Everything I heard from Israel and from the Israeli media during the revolution in Egypt was concerned with one thing and one thing only. Peace and security for Israel and Israelis. I can’t remember a single statement of support for the people of Egypt. Obviously you have access to a lot more Israeli media, and a lot more diverging views, than I have but that was the impression I got.

It was cynical, narrowminded, and utterly repellant to me, like Egyptians were pawns to be sacrificed for the sake of Israel.

And in that light, the op-ed article about Israel inhabiting a crazy world fits right in. The world is crazy, Israel is sane. Right.

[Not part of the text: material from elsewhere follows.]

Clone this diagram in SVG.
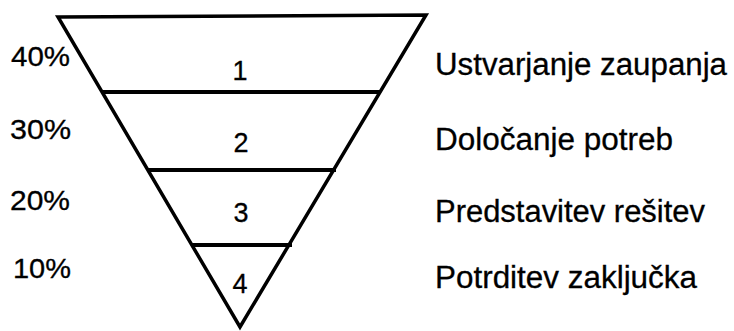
<svg xmlns="http://www.w3.org/2000/svg" width="734" height="331" viewBox="0 0 734 331">
<style>
.edge{stroke:#000;stroke-width:3.5;fill:none;stroke-linejoin:miter}
.div{stroke:#000;stroke-width:4;fill:none}
.pct{font-family:"Liberation Sans",Arial,sans-serif;font-size:27px;fill:#000;stroke:#000;stroke-width:0.3}
.num{font-family:"Liberation Sans",Arial,sans-serif;font-size:27px;fill:#000;text-anchor:middle;stroke:#000;stroke-width:0.3}
.lbl{font-family:"Liberation Sans",Arial,sans-serif;font-size:31px;fill:#000;stroke:#000;stroke-width:0.3}
</style>
<rect width="734" height="331" fill="#fff"/>
<g id="funnel">
<polygon class="edge" points="58,17 426,15 240,327"/>
</g>
<g id="connectors">
<line class="div" x1="102" y1="92" x2="381" y2="92"/>
<line class="div" x1="148" y1="170" x2="336" y2="170"/>
<line class="div" x1="191" y1="245" x2="292" y2="245"/>
</g>
<g id="stage1">
<text class="pct" x="11" y="66" textLength="59" lengthAdjust="spacingAndGlyphs">40%</text>
<text class="num" x="240" y="80">1</text>
<text class="lbl" x="435" y="75" textLength="292" lengthAdjust="spacingAndGlyphs">Ustvarjanje zaupanja</text>
</g>
<g id="stage2">
<text class="pct" x="10" y="139" textLength="61" lengthAdjust="spacingAndGlyphs">30%</text>
<text class="num" x="241" y="152">2</text>
<text class="lbl" x="435" y="150" textLength="238" lengthAdjust="spacingAndGlyphs">Določanje potreb</text>
</g>
<g id="stage3">
<text class="pct" x="10" y="210" textLength="60" lengthAdjust="spacingAndGlyphs">20%</text>
<text class="num" x="241" y="222">3</text>
<text class="lbl" x="435" y="222" textLength="270" lengthAdjust="spacingAndGlyphs">Predstavitev rešitev</text>
</g>
<g id="stage4">
<text class="pct" x="13" y="278" textLength="58" lengthAdjust="spacingAndGlyphs">10%</text>
<text class="num" x="240" y="293">4</text>
<text class="lbl" x="435" y="288" textLength="262" lengthAdjust="spacingAndGlyphs">Potrditev zaključka</text>
</g>
</svg>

Everything I heard from Israel and from the Israeli media during the revolution in Egypt was concerned with one thing and one thing only. Peace and security for Israel and Israelis.

This seems pretty rational to me. Instability in Egypt poses a potential for big trouble for the Israelis.

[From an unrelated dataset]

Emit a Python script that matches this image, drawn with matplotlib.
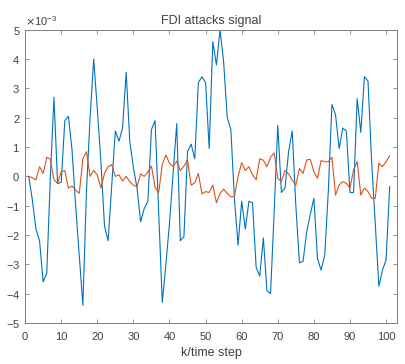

This stuff isn’t just a story that shows up on the TV while watching the evening news for those guys. This is stuff that actually has the potential to dramatically impact their lives.

If all of the countries neighboring you started having revolutions, and you had previously been at war with basically all of them for your very existence, you’d probably be pretty concerned with your own future too.

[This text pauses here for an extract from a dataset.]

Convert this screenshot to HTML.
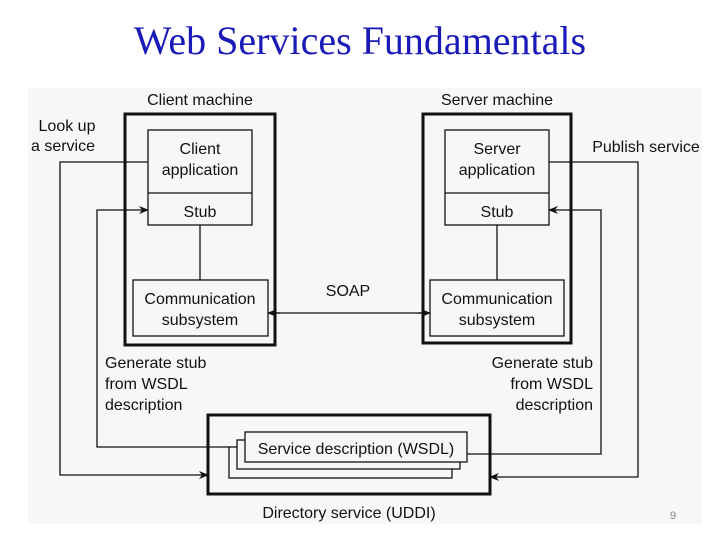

Then as much as I saw it, you got it wrong. Sure a lot of the attention went on what will happen to the peace-treaty and is that revolution will be lead by seculars or religious fanatics. You might have gotten that impression from the fact that no Israeli officials talked about the situation, which is the only reasonable thing Israel could do. (For example we cannot publicly support the rebels in Libya or Syria, it will just give ammunition to the current dictators claiming its another zionist conspiracy)

I have had a lot of talks about the Egyptian revolution, and all those who oppose it go back to the same excuses: they would love Egypt to be democratic, but they’re skeptical of it happening (as until now dictators were usually replaced by the next dictator in line) and afraid of a fanatical religious group seizing control (ala Iran) or that the next leader in line will go for a simple anti-Israeli rhetorics to gain support from the people resulting in a much more violent middle east.
I would like to believe this is not going to happen (At least not in Egypt). But considering past similar revolutions its more my optimistic nature and general hope, and I have to accept that we might find in a year or more that the pessimists were right. In which case, Israel better be ready. (For example, there’s a public outcry to cancel the gas-trading treaty between Israel and Egypt which is critical to Israel’s energy market)

Well, you can’t discuss fears of populist anti-Israeli rhetoric without adressing the fact that the lack of a Palestine state will keep feeding such rhetoric in perpetuity. But we’ve certainly been over that particular issue a hundred times already in this thread.

According to today’s WSJ, it isn’t only Israel that is worried.

Assad’s Neighbors Watch Worriedly

Turkey, Iraq, Jordan, Lebanon and Israel have all had tense relations with Syria at one time or another. Yet none of them are eager to see the Assad dynasty’s four-decade-old rule end because they fear that its downfall would leave a power vacuum in Syria that could further destabilize a region already in turmoil.

I have no love for Turkey, Iraq, Jordan and Lebanon, but I understand why they would be concerned over a destabilized Syria.

I guess it says something that no one’s commented on Obama’s support for a Palestine with 1967-era borders.

Israeli reaction was… well…

Yes, because not annexing Arab land is just like Nazi death camps.